La Lettre d'Edouard Carmignac

La Lettre d'Edouard Carmignac Tous les trimestres, Edouard Carmignac prend la plume pour commenter les enjeux économiques, politiques et sociaux du moment.

Paris, le

 

      Madame, Monsieur,


   Je concluais ma lettre précédente en vous exprimant ma préoccupation quant à une inflation plus résiliente post-Covid. Je tempérais néanmoins cette inquiétude en évoquant le poids des pressions déflationnistes structurelles (démographiques, technologiques) qui modèrent les tensions haussières sur les prix.

   L’entrée en scène d’Omicron modifie-t-elle la donne ? Clairement, la contagiosité de ce variant prolonge les pénuries sur les chaînes de production et de logistique. La perspective d’une baisse des prix industriels induite par une réduction des stocks de précaution s’éloigne. Elle pourrait être encore différée si la fragile situation sanitaire de la Chine venait à se dégrader.
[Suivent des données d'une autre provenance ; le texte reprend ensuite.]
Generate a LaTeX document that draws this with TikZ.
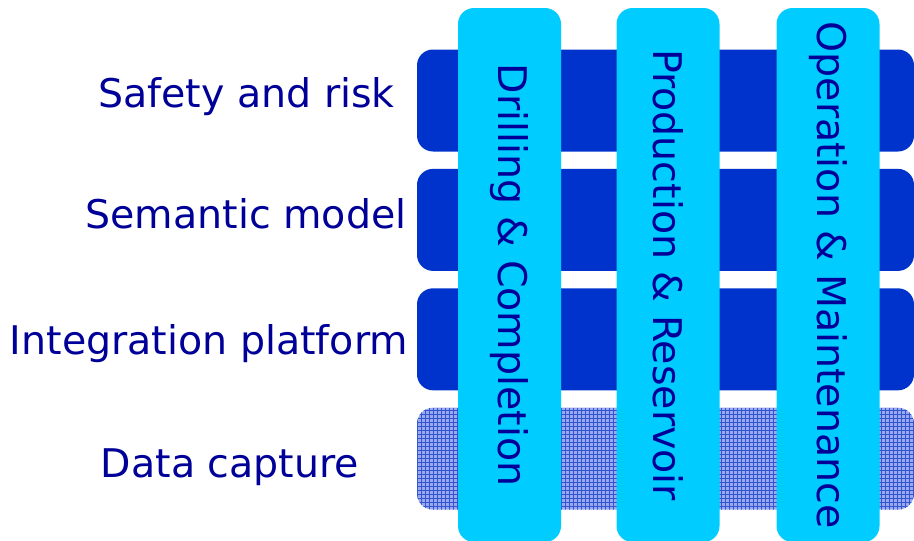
\documentclass[tikz,border=0pt]{standalone}
\usepackage{fontspec}
\setmainfont{DejaVu Sans}
\usepackage{tikz}
\usetikzlibrary{positioning}
\definecolor{bardark}{HTML}{0033CC}
\definecolor{columncyan}{HTML}{00CCFF}
\definecolor{labelnavy}{HTML}{000099}
\definecolor{gridfill}{HTML}{9AA8EE}
\definecolor{gridline}{HTML}{3355D0}
\tikzset{
x=1pt, y=-1pt, % one unit is one pixel of the reference, y runs downwards
node distance=17pt, % gap between two layers
every node/.style={font=\fontsize{39.5}{42}\selectfont, text=labelnavy},
layer/.style={rectangle, rounded corners=16pt, inner sep=0pt, minimum width=497pt, minimum height=102pt, fill=bardark}, % the dark layer bars
gridlayer/.style={layer, fill=gridfill, path picture={\draw[gridline, line width=0.8pt, step=4pt] (path picture bounding box.south west) grid (path picture bounding box.north east);}}, % the hatched bottom layer
column/.style={rectangle, rounded corners=16pt, inner sep=0pt, minimum width=534pt, minimum height=103pt, fill=columncyan, rotate=-90}, % the upright domains
layername/.style={anchor=base}, % text to the left of a layer
}
\begin{document}
\begin{tikzpicture}
    \useasboundingbox (0,0) rectangle (914,541);

    \node[layer] (safety) at (665.5,100.5) {};
    \node[layer, below=of safety] (semantic) {};
    \node[layer, below=of semantic] (integration) {};
    \node[gridlayer, below=of integration] (capture) {};

    \node[layername] (safetyname) at (246.5,107) {Safety and risk};
    \node[layername] (semanticname) at (246,228) {Semantic model};
    \node[layername] (integrationname) at (209,354) {Integration platform};
    \node[layername] (capturename) at (230,477) {Data capture};

    \node[column] (drilling) at (509.5,275) {Drilling \& Completion};
    \node[column] (production) at (668,275) {Production \& Reservoir};
    \node[column] (operation) at (828,275) {Operation \& Maintenance};
\end{tikzpicture}
\end{document}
   Au-delà de ces impacts plus durables qu’attendu, mais de nature passagère, il me semble opportun de nous interroger sur l’évolution du marché de l’emploi post-Covid. Les modifications des conditions de travail, accompagnées par des arrêts brusques et prolongés de cessation d’activité pour certains, semblent refaçonner les contours du marché de l’emploi avec une profondeur dont nous ne mesurons pas encore la portée. Ainsi, à la différence des crises précédentes, la reprise d’activité suscite une relance des créations d’emploi décevante. Et ce, malgré la moindre dangerosité du variant et la réduction des mesures de soutien aux chômeurs. La réduction des demandeurs d’emploi tiendrait à une accélération notable des départs en pré-retraite, à une moindre recherche de deux salaires chez les couples ayant des enfants à charge, aux sujets souffrant de dépression post-Covid, sans oublier les jeunes en rupture de formation n’envisageant plus d’intégrer le cadre traditionnel de l’entreprise…

   Cette réduction de la population active entraîne inévitablement une pression haussière sur les salaires et particulièrement pour les emplois à qualification moindre. Ainsi, de août à septembre, 24 millions d’américains auraient quitté leur emploi, à la recherche d’une affectation mieux rémunérée ou plus satisfaisante. Parallèlement, et comme nous l’avons évoqué dans le passé, les tensions sur le prix de l’énergie sont de nature durable. Tant le sous-investissement ces dernières années dans les énergies fossiles que la priorisation des énergies vertes militent pour un renchérissement de l’énergie.

   Dans ces conditions, il n’est pas surprenant - et il est même souhaitable - que les Banques Centrales conjurent le risque d’un dérapage inflationniste non maîtrisé. En tant que détenteurs d’actifs financiers, nous sommes ainsi amenés à assumer le risque d’erreurs de politique monétaire résultant d’une contraction de liquidités excessive. Si à l’évidence la gestion de ce risque nous échappe, ce risque nous semble ne pas devoir être surestimé. En effet, les Banques Centrales auront à cœur de ne pas enrayer la reprise d’activité en cours déjà fragilisée par des contributions budgétaires déclinantes. Aussi les marchés actions devraient continuer à être soutenus par des taux d’intérêt négatifs. Ce scénario d’une progression modérée des taux d’intérêt associée à des tensions inflationnistes résilientes devrait favoriser les valeurs de croissance à bonne visibilité qui représentent le cœur de nos portefeuilles. Celles-ci ont à la fois la capacité de faire face à la hausse de leurs coûts en défendant leurs marges et d’être moins vulnérables à l’inévitable décélération de l’activité que nous anticipons cette année.

   En ce début d’année encore inhabituel, je me permets de vous présenter mes meilleurs vœux de bonheur et de prospérité.